Every plugin must contain a file called plugin.py at the top level of the extracted folder. This file must define a function named applio_plugin() that builds the Gradio UI components for the tab. Applio calls this function inside a gr.TabItem context, so everything you render appears inside your plugin’s tab.
import gradio as gr

def applio_plugin():
    gr.Markdown("## My Plugin")
    gr.Button("Do something")
The function receives no arguments and its return value is ignored — all UI is built through Gradio’s context-manager side effects.

Example Plugin Structure

A minimal plugin distributed as my_plugin.zip should unzip to the following layout:
my_plugin.zip
└── my_plugin/
    ├── plugin.py
    └── requirements.txt   # optional
A more complete plugin.py example demonstrating interactive components:
import gradio as gr

def applio_plugin():
    gr.Markdown("## My Custom Tool")
    gr.Markdown("This plugin adds a custom processing step to Applio.")

    with gr.Row():
        input_audio = gr.Audio(label="Input Audio", type="filepath")
        output_audio = gr.Audio(label="Output Audio")

    def process(audio_path):
        # Your custom processing logic here
        return audio_path

    run_btn = gr.Button("Run", variant="primary")
    run_btn.click(fn=process, inputs=[input_audio], outputs=[output_audio])

Plugin Discovery at Startup

When Applio starts, plugins_core.check_new_folders() scans the tabs/plugins/installed/ directory and compares its contents against the list of previously known plugins stored in assets/config.json. Any newly discovered plugin folders trigger dependency installation and an automatic restart. This means you can also install a plugin by manually extracting a folder into the installed/ directory — Applio will detect it on the next launch.

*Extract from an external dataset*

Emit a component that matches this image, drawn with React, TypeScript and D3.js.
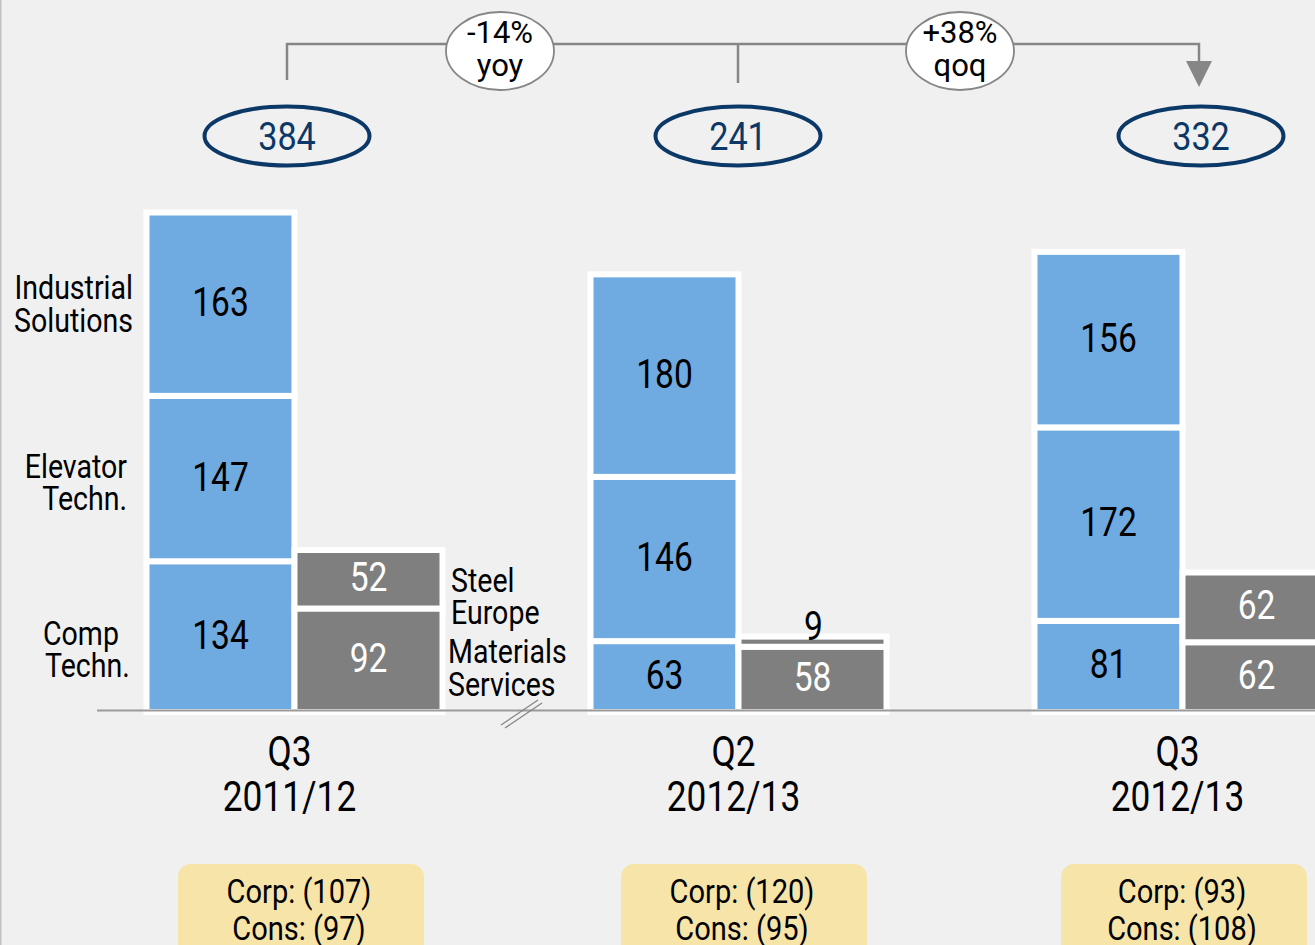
import React from "react";
import * as d3 from "d3";

// ---------- data ----------
const periods = ["Q3 2011/12", "Q2 2012/13", "Q3 2012/13"];
const periodLine1 = ["Q3", "Q2", "Q3"];
const periodLine2 = ["2011/12", "2012/13", "2012/13"];
const compTechn = [134, 63, 81];
const elevatorTechn = [147, 146, 172];
const industrialSolutions = [163, 180, 156];
const materialsServices = [92, 58, 62];
const steelEurope = [52, 9, 62];
const totals = [384, 241, 332];
const corp = [107, 120, 93];
const cons = [97, 95, 108];
const changeLabels = [["-14%", "yoy"], ["+38%", "qoq"]];

const blueKeys = ["comp", "elevator", "industrial"];
const grayKeys = ["materials", "steel"];

// ---------- style / layout ----------
const W = 1315;
const H = 945;
const BG = "#f0f0f0";
const BLUE = "#6faae0";
const GRAY = "#7f7f7f";
const NAVY = "#0b3867";
const YELLOW = "#f6e4a9";
const LINE = "#868686";
const FONT = "Roboto, 'Noto Sans', sans-serif";
const SX = 0.84;
const BAR_W = 148;
const BASE = 712;

const table = periods.map((p, i) => ({
  period: p,
  comp: compTechn[i],
  elevator: elevatorTechn[i],
  industrial: industrialSolutions[i],
  materials: materialsServices[i],
  steel: steelEurope[i],
}));

const x = d3.scaleBand<string>().domain(periods).range([146.5, 146.5 + 444 * 3]).padding(0);
const y = d3.scaleLinear().domain([0, 444]).range([BASE, BASE - 499.5]);

const blueStack = d3.stack<any>().keys(blueKeys)(table);
const grayStack = d3.stack<any>().keys(grayKeys)(table);

const ovalX = [287, 738, 1201];
const bubbleX = [500, 960];
const boxX = [178, 621, 1061];

function T({ x, y, size, anchor = "middle", fill = "#000", sx = SX, children }: any) {
  return (
    <text
      transform={`translate(${x},${y}) scale(${sx},1)`}
      fontSize={size}
      textAnchor={anchor}
      fill={fill}
      fontFamily={FONT}
    >
      {children}
    </text>
  );
}

export default function App() {
  const segs: any[] = [];
  blueStack.forEach((layer) => {
    layer.forEach((d, i) => {
      segs.push({ key: layer.key + i, x0: x(periods[i])!, y0: y(d[1]), y1: y(d[0]), v: d[1] - d[0], fill: BLUE, text: "#000" });
    });
  });
  grayStack.forEach((layer) => {
    layer.forEach((d, i) => {
      segs.push({ key: layer.key + i, x0: x(periods[i])! + BAR_W, y0: y(d[1]), y1: y(d[0]), v: d[1] - d[0], fill: GRAY, text: "#fff", small: d[1] - d[0] < 20 });
    });
  });

  const bracketY = 44;
  return (
    <svg width={W} height={H} style={{ position: "absolute", left: 0, top: 0, display: "block" }}>
      <rect x={0} y={0} width={W} height={H} fill={BG} />
      <line x1={0.75} y1={0} x2={0.75} y2={H} stroke="#c2c2c2" strokeWidth={1.5} />

      {/* bars */}
      {segs.map((s) => (
        <rect key={s.key} x={s.x0} y={s.y0} width={BAR_W} height={s.y1 - s.y0} fill={s.fill} stroke="#fff" strokeWidth={6} />
      ))}
      {/* axis */}
      <line x1={97} y1={710.5} x2={W} y2={710.5} stroke="#9a9a9a" strokeWidth={2} />
      <line x1={501} y1={725} x2={538} y2={700} stroke={LINE} strokeWidth={1.3} />
      <line x1={505} y1={728} x2={542} y2={703} stroke={LINE} strokeWidth={1.3} />

      {segs.map((s) =>
        s.small ? (
          <T key={"t" + s.key} x={s.x0 + BAR_W / 2 + 1} y={s.y0 + 3} size={40}>{s.v}</T>
        ) : (
          <T key={"t" + s.key} x={s.x0 + BAR_W / 2} y={(s.y0 + s.y1) / 2 + 12} size={40} fill={s.text}>{s.v}</T>
        )
      )}

      {/* left labels */}
      <T x={133} y={299} size={34} anchor="end">Industrial</T>
      <T x={133} y={332} size={34} anchor="end">Solutions</T>
      <T x={127} y={478} size={34} anchor="end">Elevator</T>
      <T x={127} y={510} size={34} anchor="end">Techn.</T>
      <T x={43} y={645} size={34} anchor="start">Comp</T>
      <T x={45} y={677} size={34} anchor="start">Techn.</T>
      <T x={451} y={592} size={34} anchor="start">Steel</T>
      <T x={451} y={624} size={34} anchor="start">Europe</T>
      <T x={448} y={663} size={34} anchor="start">Materials</T>
      <T x={448} y={696} size={34} anchor="start">Services</T>

      {/* category labels */}
      {periods.map((p, i) => (
        <g key={"c" + p}>
          <T x={x(p)! + 143} y={766} size={42}>{periodLine1[i]}</T>
          <T x={x(p)! + 143} y={811} size={42}>{periodLine2[i]}</T>
        </g>
      ))}

      {/* bracket */}
      <path
        d={`M${ovalX[0]},80 V${bracketY} H${ovalX[2] - 2} V64`}
        fill="none"
        stroke={LINE}
        strokeWidth={2.5}
      />
      <line x1={ovalX[1]} y1={bracketY} x2={ovalX[1]} y2={83} stroke={LINE} strokeWidth={2.5} />
      <path d={`M${ovalX[2] - 15},61 L${ovalX[2] + 11},61 L${ovalX[2] - 2},87 Z`} fill={LINE} />
      {changeLabels.map((c, i) => (
        <g key={"b" + i}>
          <ellipse cx={bubbleX[i]} cy={51} rx={54} ry={39} fill="#fff" stroke={LINE} strokeWidth={1.8} />
          <T x={bubbleX[i]} y={43} size={31} sx={1}>{c[0]}</T>
          <T x={bubbleX[i]} y={76} size={31} sx={1}>{c[1]}</T>
        </g>
      ))}

      {/* totals */}
      {totals.map((t, i) => (
        <g key={"o" + i}>
          <ellipse cx={ovalX[i]} cy={136} rx={82.5} ry={29.5} fill="none" stroke={NAVY} strokeWidth={4} />
          <T x={ovalX[i]} y={150} size={38} sx={0.9} fill={NAVY}>{t}</T>
        </g>
      ))}

      {/* corp / cons boxes */}
      {corp.map((c, i) => (
        <g key={"y" + i}>
          <rect x={boxX[i]} y={864} width={246} height={110} rx={13} fill={YELLOW} />
          <T x={boxX[i] + 121} y={903} size={33} sx={0.88}>{`Corp: (${c})`}</T>
          <T x={boxX[i] + 121} y={940} size={33} sx={0.88}>{`Cons: (${cons[i]})`}</T>
        </g>
      ))}
    </svg>
  );
}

Optional: Plugin Dependencies

If your plugin requires third-party Python packages, include a requirements.txt at the top of the plugin folder:
# requirements.txt
my-library==1.2.3
another-package>=0.5
Applio will run pip install -r requirements.txt from the plugin directory before restarting. The packages are installed into the same virtual environment that Applio itself uses.

Community Plugins

The official collection of community-maintained plugins is hosted at: https://github.com/IAHispano/Applio-Plugins Browse that repository to find ready-to-install .zip archives contributed by the community.
When building a plugin, prefix any file paths with os.getcwd() rather than hardcoding relative paths. Applio’s working directory is always the repository root, so os.path.join(os.getcwd(), "logs") will reliably resolve to the correct logs/ folder regardless of where the plugin itself is installed.